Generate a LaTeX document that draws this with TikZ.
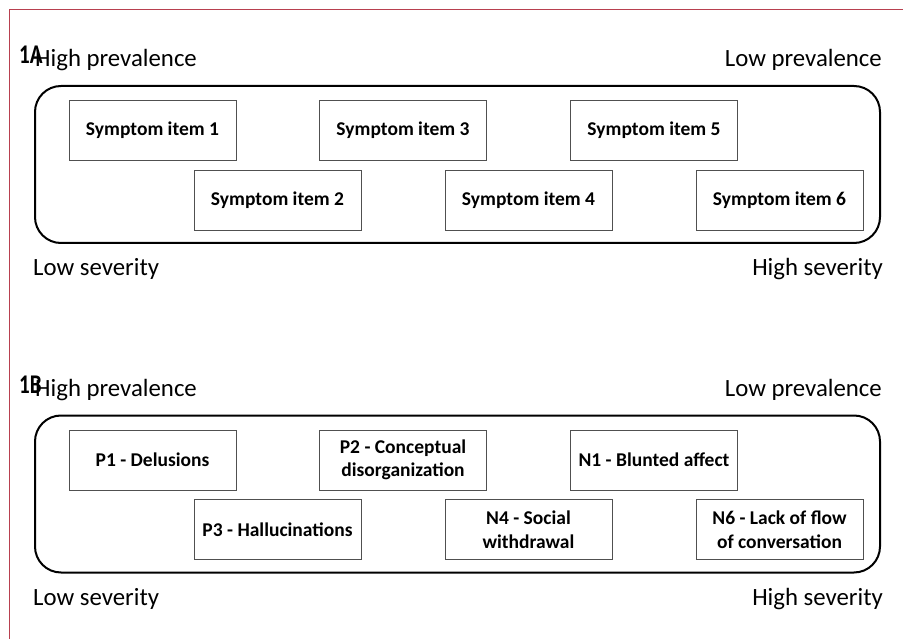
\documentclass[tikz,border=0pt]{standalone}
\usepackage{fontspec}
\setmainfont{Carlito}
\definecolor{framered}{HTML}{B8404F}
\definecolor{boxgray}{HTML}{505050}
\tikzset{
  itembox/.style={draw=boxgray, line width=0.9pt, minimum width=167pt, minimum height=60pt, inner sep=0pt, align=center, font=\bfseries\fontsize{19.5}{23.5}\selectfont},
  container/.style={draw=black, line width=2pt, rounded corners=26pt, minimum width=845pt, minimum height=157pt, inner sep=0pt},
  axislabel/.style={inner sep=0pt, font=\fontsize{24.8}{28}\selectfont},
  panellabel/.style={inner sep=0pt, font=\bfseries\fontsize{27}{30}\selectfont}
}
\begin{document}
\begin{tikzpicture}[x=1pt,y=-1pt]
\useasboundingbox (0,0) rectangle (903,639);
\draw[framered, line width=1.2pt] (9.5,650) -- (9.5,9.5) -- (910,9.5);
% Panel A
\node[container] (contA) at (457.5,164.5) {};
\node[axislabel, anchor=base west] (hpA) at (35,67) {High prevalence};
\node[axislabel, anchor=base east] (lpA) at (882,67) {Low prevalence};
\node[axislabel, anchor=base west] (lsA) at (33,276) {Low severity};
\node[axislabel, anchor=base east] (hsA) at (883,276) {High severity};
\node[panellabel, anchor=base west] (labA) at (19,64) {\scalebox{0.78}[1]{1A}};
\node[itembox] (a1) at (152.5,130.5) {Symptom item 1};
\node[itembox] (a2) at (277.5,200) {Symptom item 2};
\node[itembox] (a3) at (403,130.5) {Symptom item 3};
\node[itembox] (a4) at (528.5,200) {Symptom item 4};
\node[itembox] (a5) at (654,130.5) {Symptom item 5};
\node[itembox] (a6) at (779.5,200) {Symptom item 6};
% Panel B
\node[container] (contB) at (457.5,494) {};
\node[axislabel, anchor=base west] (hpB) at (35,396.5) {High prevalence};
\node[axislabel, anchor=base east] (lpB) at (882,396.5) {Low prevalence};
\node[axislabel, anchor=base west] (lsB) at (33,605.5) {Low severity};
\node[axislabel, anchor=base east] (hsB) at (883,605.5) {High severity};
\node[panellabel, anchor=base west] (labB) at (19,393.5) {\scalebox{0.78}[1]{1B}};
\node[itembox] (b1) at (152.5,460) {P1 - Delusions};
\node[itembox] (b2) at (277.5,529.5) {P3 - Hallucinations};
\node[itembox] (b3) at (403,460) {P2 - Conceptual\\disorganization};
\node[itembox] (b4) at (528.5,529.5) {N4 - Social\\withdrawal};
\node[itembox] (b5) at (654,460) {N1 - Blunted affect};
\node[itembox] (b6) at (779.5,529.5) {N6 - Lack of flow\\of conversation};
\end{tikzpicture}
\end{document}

• • •

→ **Instructions for the task**: Your copy of the data above should match it exactly, except that pictures are left out.

→ **Exercise answer**:
Generate a LaTeX document that draws this with TikZ.
\documentclass[tikz,border=0pt]{standalone}
\usepackage{fontspec}
\setmainfont{Carlito}
\definecolor{framered}{HTML}{B8404F}
\definecolor{boxgray}{HTML}{505050}
\tikzset{
  itembox/.style={draw=boxgray, line width=0.9pt, minimum width=167pt, minimum height=60pt, inner sep=0pt, align=center, font=\bfseries\fontsize{19.5}{23.5}\selectfont},
  container/.style={draw=black, line width=2pt, rounded corners=26pt, minimum width=845pt, minimum height=157pt, inner sep=0pt},
  axislabel/.style={inner sep=0pt, font=\fontsize{24.8}{28}\selectfont},
  panellabel/.style={inner sep=0pt, font=\bfseries\fontsize{27}{30}\selectfont}
}
\begin{document}
\begin{tikzpicture}[x=1pt,y=-1pt]
\useasboundingbox (0,0) rectangle (903,639);
\draw[framered, line width=1.2pt] (9.5,650) -- (9.5,9.5) -- (910,9.5);
% Panel A
\node[container] (contA) at (457.5,164.5) {};
\node[axislabel, anchor=base west] (hpA) at (35,67) {High prevalence};
\node[axislabel, anchor=base east] (lpA) at (882,67) {Low prevalence};
\node[axislabel, anchor=base west] (lsA) at (33,276) {Low severity};
\node[axislabel, anchor=base east] (hsA) at (883,276) {High severity};
\node[panellabel, anchor=base west] (labA) at (19,64) {\scalebox{0.78}[1]{1A}};
\node[itembox] (a1) at (152.5,130.5) {Symptom item 1};
\node[itembox] (a2) at (277.5,200) {Symptom item 2};
\node[itembox] (a3) at (403,130.5) {Symptom item 3};
\node[itembox] (a4) at (528.5,200) {Symptom item 4};
\node[itembox] (a5) at (654,130.5) {Symptom item 5};
\node[itembox] (a6) at (779.5,200) {Symptom item 6};
% Panel B
\node[container] (contB) at (457.5,494) {};
\node[axislabel, anchor=base west] (hpB) at (35,396.5) {High prevalence};
\node[axislabel, anchor=base east] (lpB) at (882,396.5) {Low prevalence};
\node[axislabel, anchor=base west] (lsB) at (33,605.5) {Low severity};
\node[axislabel, anchor=base east] (hsB) at (883,605.5) {High severity};
\node[panellabel, anchor=base west] (labB) at (19,393.5) {\scalebox{0.78}[1]{1B}};
\node[itembox] (b1) at (152.5,460) {P1 - Delusions};
\node[itembox] (b2) at (277.5,529.5) {P3 - Hallucinations};
\node[itembox] (b3) at (403,460) {P2 - Conceptual\\disorganization};
\node[itembox] (b4) at (528.5,529.5) {N4 - Social\\withdrawal};
\node[itembox] (b5) at (654,460) {N1 - Blunted affect};
\node[itembox] (b6) at (779.5,529.5) {N6 - Lack of flow\\of conversation};
\end{tikzpicture}
\end{document}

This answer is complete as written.